A neck injury, suffered in an auto accident in 1975, put him on the sideline. In 1982, he got back into the game and decided to go into officiating. Despite a rocky start, Hank stuck with it, studied the Rules, and became proficient in field mechanics. His game improved, and in 1986 he took on the “one year” job of assigning officials for colleges and clubs. Every game had to be assigned at least three times as fields were saturated, floods and mud slides prevailed, with people and teams stranded everywhere. He stayed the course based for another thirteen years as the district assignor of officials. In 1987, he was recognized as man of the year by the Northern California Lacrosse Association and awarded the President’s Cup. He received that award again in 2001.

In 1988, he expanded his publication for Northern California Men’s Officials from being a scheduling and logistics guide, to be the first comprehensive text on men’s lacrosse officiating. He was invited to referee the Division One Men’s North – South game in 1992. After the 1994 season, Hank received the first Frenchy Julien Award by the National Intercollegiate Lacrosse Officials’ Association, an award which is in the Lacrosse Hall Of Fame in Baltimore. He became a listed International Lacrosse Official and participated in the World Games in Manchester. Hank has conducted over one hundred clinics for officials and is still doing clinical training.
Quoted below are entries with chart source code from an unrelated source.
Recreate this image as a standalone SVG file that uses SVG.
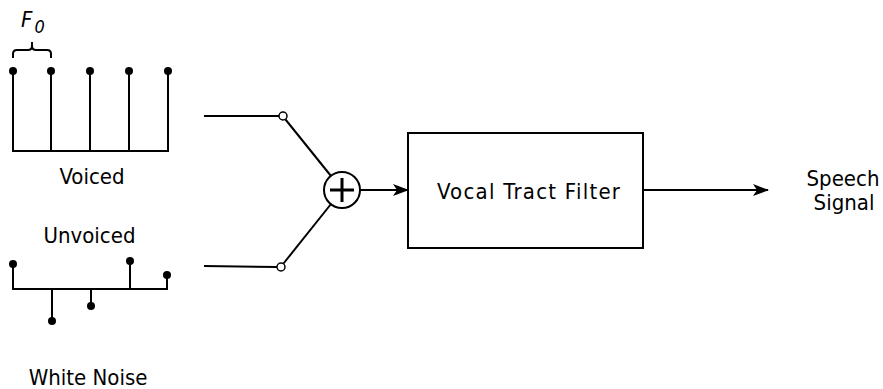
<svg xmlns="http://www.w3.org/2000/svg" width="883" height="389" viewBox="0 0 883 389">
<defs>
<style>
.ln{stroke:#000;stroke-width:2;fill:none;stroke-linecap:square}
.dot{fill:#000}
.t{font-family:"DejaVu Sans Condensed","DejaVu Sans",sans-serif;font-size:22px;fill:#000;font-stretch:condensed}
</style>
<marker id="ah" markerWidth="16" markerHeight="14" refX="15" refY="7" orient="auto" markerUnits="userSpaceOnUse">
<path d="M0,1 L16,7 L0,13 L4,7 Z" fill="#000"/>
</marker>
</defs>
<g id="voiced">
<path class="ln" d="M13,71 V151 H168 V71 M51,71 V151 M90,71 V151 M129,71 V151"/>
<circle class="dot" cx="13" cy="71" r="4"/>
<circle class="dot" cx="51" cy="71" r="4"/>
<circle class="dot" cx="90" cy="71" r="4"/>
<circle class="dot" cx="129" cy="71" r="4"/>
<circle class="dot" cx="168" cy="71" r="4"/>
<path d="M13,58 V54 Q13,50 17,50 H28 Q32,50 32,46 V42 M32,46 Q32,50 36,50 H47 Q51,50 51,54 V58" stroke="#000" stroke-width="2" fill="none"/>
<text class="t" x="21" y="27" font-style="italic">F<tspan font-size="18" dx="2" dy="6">0</tspan></text>
<text class="t" x="92" y="184" text-anchor="middle">Voiced</text>
</g>
<g id="unvoiced">
<text class="t" x="89.5" y="243" text-anchor="middle">Unvoiced</text>
<path class="ln" d="M13,264 V289 H167 V275 M52,289 V321 M91,289 V306 M130,289 V261"/>
<circle class="dot" cx="13" cy="264" r="4"/>
<circle class="dot" cx="52" cy="321" r="4"/>
<circle class="dot" cx="91" cy="306" r="4"/>
<circle class="dot" cx="130" cy="261" r="4"/>
<circle class="dot" cx="167" cy="275" r="4"/>
<text class="t" x="88" y="385" text-anchor="middle">White Noise</text>
</g>
<g id="switch-top">
<circle cx="283" cy="116" r="4" fill="#fff" stroke="#000" stroke-width="1.5"/>
</g>
<g id="switch-bottom">
<circle cx="281" cy="267" r="4" fill="#fff" stroke="#000" stroke-width="1.5"/>
</g>
<g id="sum">
<circle cx="342" cy="190" r="18" fill="#fff" stroke="#000" stroke-width="2"/>
<path d="M330,190 H354 M342,178 V202" stroke="#000" stroke-width="3" fill="none"/>
</g>
<g id="filter">
<rect x="408" y="133" width="235" height="115" fill="#fff" stroke="#000" stroke-width="2"/>
<text class="t" x="437" y="199" textLength="183" lengthAdjust="spacing">Vocal Tract Filter</text>
</g>
<g id="output">
<text class="t" x="843" y="186" text-anchor="middle">Speech</text>
<text class="t" x="844" y="210" text-anchor="middle">Signal</text>
</g>
<g id="connectors">
<path d="M204,116 H279" stroke="#000" stroke-width="2" fill="none"/>
<path d="M204,266 L277,267" stroke="#000" stroke-width="2" fill="none"/>
<path d="M285.5,119.5 L331,176" stroke="#000" stroke-width="2" fill="none"/>
<path d="M283.5,263.5 L331,204" stroke="#000" stroke-width="2" fill="none"/>
<path d="M360,190 H408" stroke="#000" stroke-width="2" fill="none" marker-end="url(#ah)"/>
<path d="M643,190 H768" stroke="#000" stroke-width="2" fill="none" marker-end="url(#ah)"/>
</g>
</svg>
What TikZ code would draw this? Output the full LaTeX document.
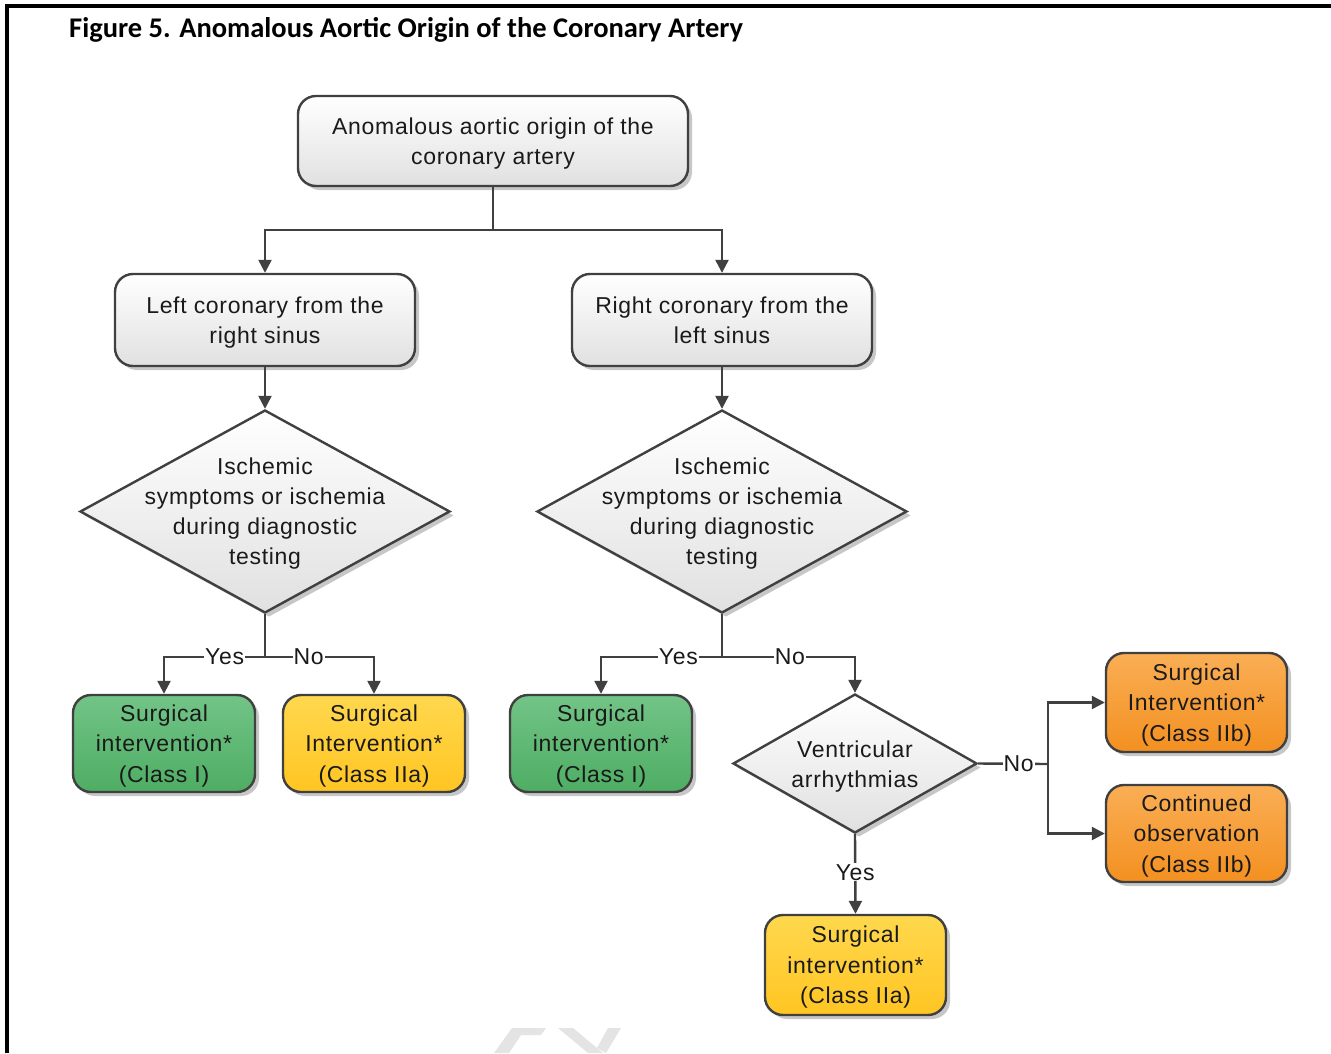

In 1995, he organized and led the reintroduction of lacrosse in Ireland with the first men’s lacrosse to be played in the Irish Republic, featuring the University of Notre Dame and Cornell University varsity teams. In 1998, he became the president of the Northern California chapter of the Lacrosse Foundation, which was in the transition of becoming the present chapter of US Lacrosse. He proposed a growth plan to significantly expand. The plan was adopted, and that growth started, and is accelerating today. Hank currently plays with the Navy Old Goats Grand Masters Team, officiates collegiate and high school games, conducts training clinics for officials, coaches introductory camps for youngsters in Santa Clara County, and serves on the board directors and executive committee of his chapter of US Lacrosse.